The flag of Honduras is sectioned into three horizontal stripes of equal thickness. The top and bottom stripes are blue, while the center stripe is white. On the field of white are five five-pointed stars arranged in an ‘X’ pattern. The blue represents the Caribbean Sea and the Pacific Ocean, while the stars stand for the original five provinces of Central America and the desire for the provinces to once again form a union. The provinces of Nicaragua, El Salvador, Costa Rica, Guatemala and Honduras are currently operating as separate countries. The white field represents peace, prosperity and the land that lies between the two bodies of water.

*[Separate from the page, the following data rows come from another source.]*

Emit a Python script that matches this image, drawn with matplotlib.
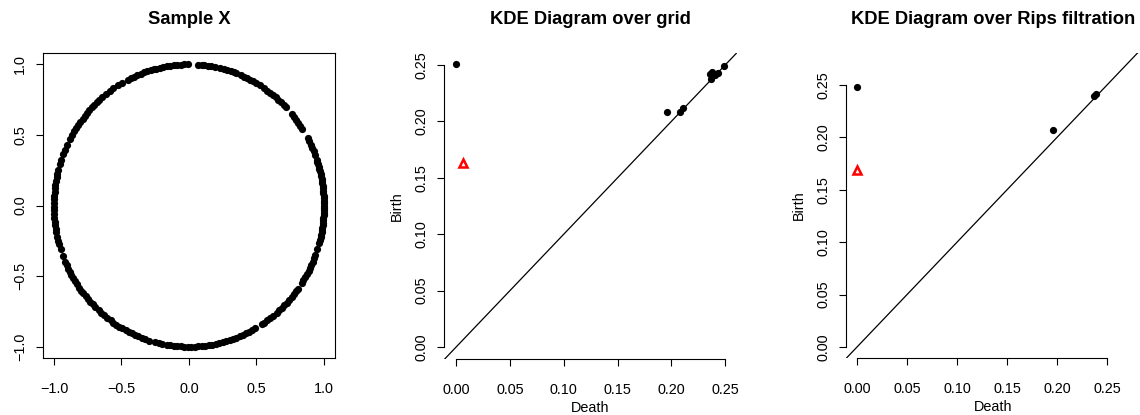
'''
Sample on the circle and the two KDE persistence diagrams
(grid and Rips filtration), side by side like the R output.
'''

import numpy as np
import matplotlib.pyplot as plt

plt.rcParams['font.family'] = ['Liberation Sans', 'DejaVu Sans']

# angles (degrees) of the sampled points, read around the circle
sample_angles = [
    0, 1, 2, 3, 4, 5, 6, 7, 8, 9, 10, 11, 12, 13, 14, 15, 16, 17, 18, 19,
    21, 22.5, 24, 25.5, 27, 28.5,
    33, 34.5, 36, 37.5, 39, 40.5,
    44, 45.5, 47, 48.5, 50, 51.5, 53, 54.5, 56,
    58.5, 60, 61.5, 63, 64.5, 66, 67.5, 69.5,
    70.5, 72, 73.5, 75, 76.5,
    79, 80.5, 82, 83.5, 84.5, 86,
    90.5, 92, 93.5, 95, 96.5, 98, 99.5, 101, 102.5, 104,
    105, 106.5, 108, 109.5, 111, 112.5, 114, 115.5, 117,
    119.5, 121.5, 124, 126, 128,
    130, 131.5, 133, 134.5, 136, 137.5, 139, 140.5, 142, 143.5, 145,
    146.5, 148, 150, 152, 154.5,
    157, 158.5, 161, 163,
    165.5, 167, 168.5, 170, 171.5, 173, 174.5, 176, 177.5, 179,
    180.5, 182, 183.5, 185, 186.5, 188, 189.5, 191,
    193, 194.5, 196, 198, 201,
    203.5, 205, 206.5, 208, 209.5, 211, 212.5, 214, 215.5, 217, 218.5,
    220, 221.5, 223, 224.5, 226,
    228, 229.5, 231, 232.7, 234.5,
    236, 237.5, 239, 240.5, 242, 243.5, 245, 246.5, 248, 249.5, 251, 253,
    255.5, 257, 258.5, 260.5,
    262, 263.5, 265, 266.5, 268, 269.5, 271, 272.5, 274, 275.5, 277,
    278.5, 280, 281.5, 283, 284.5, 286, 287.5, 289, 290.5, 292, 293.5,
    295, 296.5, 298, 299.5,
    302.7, 304, 305.5, 307, 308.5,
    310.5, 312, 313.5, 315, 316.5, 318, 319.5, 321, 322.5, 324,
    326.8, 328, 329.5, 331, 332.5, 333.6,
    335, 336.5, 338, 339.5, 342,
    344.6, 346, 347, 348, 349, 350, 351, 352, 353, 354, 355, 356, 357,
    358, 359,
]

# KDE diagram over grid: dimension 0 (black) and dimension 1 (red)
grid_death0 = [0.0, 0.1958, 0.2079, 0.2110, 0.2370, 0.2382, 0.2407,
               0.2432, 0.2360, 0.2488]
grid_birth0 = [0.2509, 0.2086, 0.2080, 0.2116, 0.2373, 0.2440, 0.2411,
               0.2432, 0.2420, 0.2494]
grid_death1 = [0.0065]
grid_birth1 = [0.1628]

# KDE diagram over Rips filtration
rips_death0 = [0.0, 0.1965, 0.2387, 0.2374]
rips_birth0 = [0.2481, 0.2073, 0.2415, 0.2392]
rips_death1 = [0.0]
rips_birth1 = [0.1691]

fig = plt.figure(figsize=(11.4, 4.15), dpi=100)

ax1 = fig.add_axes([0.0377, 0.1373, 0.2561, 0.7349])
ax2 = fig.add_axes([0.3895, 0.1349, 0.2570, 0.7373])
ax3 = fig.add_axes([0.7421, 0.1373, 0.2579, 0.7349])

tick_fs = 10.4
lab_fs = 10.4
title_fs = 13.2

# --- sample X
th = np.radians(sample_angles)
ax1.plot(np.cos(th), np.sin(th), 'o', color='black', ms=5.2, mew=0)
ax1.set_xlim(-1.081, 1.081)
ax1.set_ylim(-1.08, 1.08)
ax1.set_xticks([-1.0, -0.5, 0.0, 0.5, 1.0])
ax1.set_yticks([-1.0, -0.5, 0.0, 0.5, 1.0])
ax1.set_xticklabels(['\u22121.0', '\u22120.5', '0.0', '0.5', '1.0'])
ax1.set_yticklabels(['\u22121.0', '\u22120.5', '0.0', '0.5', '1.0'])
ax1.set_title('Sample X', fontsize=title_fs, fontweight='bold', pad=21)
for s in ax1.spines.values():
    s.set_linewidth(0.8)


def diagram(ax, d0, b0, d1, b1, xlim, ylim, title):
    ax.axline((0, 0), slope=1, color='black', lw=0.9)
    ax.plot(d0, b0, 'o', color='black', ms=5.2, mew=0, zorder=3)
    ax.plot(d1, b1, '^', mfc='none', mec='red', ms=6.2, mew=1.8, zorder=3)
    ax.set_xlim(*xlim)
    ax.set_ylim(*ylim)
    ticks = [0.0, 0.05, 0.10, 0.15, 0.20, 0.25]
    ax.set_xticks(ticks)
    ax.set_yticks(ticks)
    ax.set_xticklabels(['%.2f' % t for t in ticks])
    ax.set_yticklabels(['%.2f' % t for t in ticks])
    ax.spines['top'].set_visible(False)
    ax.spines['right'].set_visible(False)
    ax.spines['left'].set_bounds(0, 0.25)
    ax.spines['bottom'].set_bounds(0, 0.25)
    ax.spines['left'].set_linewidth(0.8)
    ax.spines['bottom'].set_linewidth(0.8)
    ax.set_xlabel('Death', fontsize=lab_fs, labelpad=3)
    ax.set_ylabel('Birth', fontsize=lab_fs, labelpad=7)
    ax.set_title(title, fontsize=title_fs, fontweight='bold', pad=21)


diagram(ax2, grid_death0, grid_birth0, grid_death1, grid_birth1,
        (-0.0112, 0.261), (-0.0106, 0.2606), 'KDE Diagram over grid')
diagram(ax3, rips_death0, rips_birth0, rips_death1, rips_birth1,
        (-0.011, 0.283), (-0.0105, 0.2805), 'KDE Diagram over Rips filtration')

for ax in (ax1, ax2, ax3):
    ax.tick_params(length=5, width=0.8, labelsize=tick_fs)
    ax.tick_params(axis='x', pad=12)
    ax.tick_params(axis='y', pad=6.5, labelrotation=90)
    for t in ax.get_yticklabels():
        t.set_va('center')

fig.savefig('out.png', dpi=100)
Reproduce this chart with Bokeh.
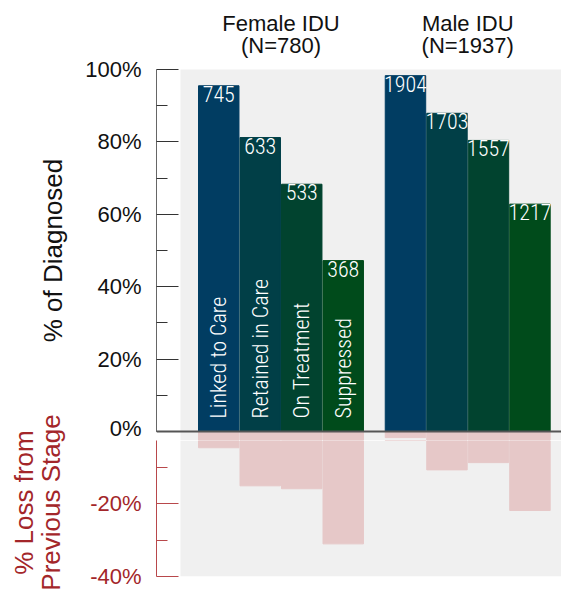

The original flag of Honduras was adopted in 1823 and did not include the stars. This more simple design mirrored that of the Federal Republic of Central America, which existed from 1821 to 1840. The Honduran flag was amended in 1866 to include the stars and show Honduras’ desire to one day form a brotherhood with other Central American countries. This flag design is one of the oldest in the world and has remained unchanged since the 1866 amendment. The Honduran flag is the same size as the United States flag.
Honduras also flies an alternative flag on their Navy ships, which is the same three stripes but with the Honduran coat of arms standing in the center of the white field. The five stars form an inverted crescent beneath the coat of arms and are smaller in size than when they stand alone. The primary flag is still flown as an ensign on Naval vessels, taking place of pride beside the coat of arms flag.
The coat of arms was adopted in 1825 and slightly changed in 1935. It represents the sovereignty, freedom and independence of the Republic of Honduras and includes many nature elements such as a rainbow, the sun, a volcano and a cornucopia overflowing with bountiful food. These signs were incorporated to celebrate the natural wealth and beauty of Honduras. The coat of arms is also noteworthy because it greatly resembles the previous coat of arms used by Guatemala.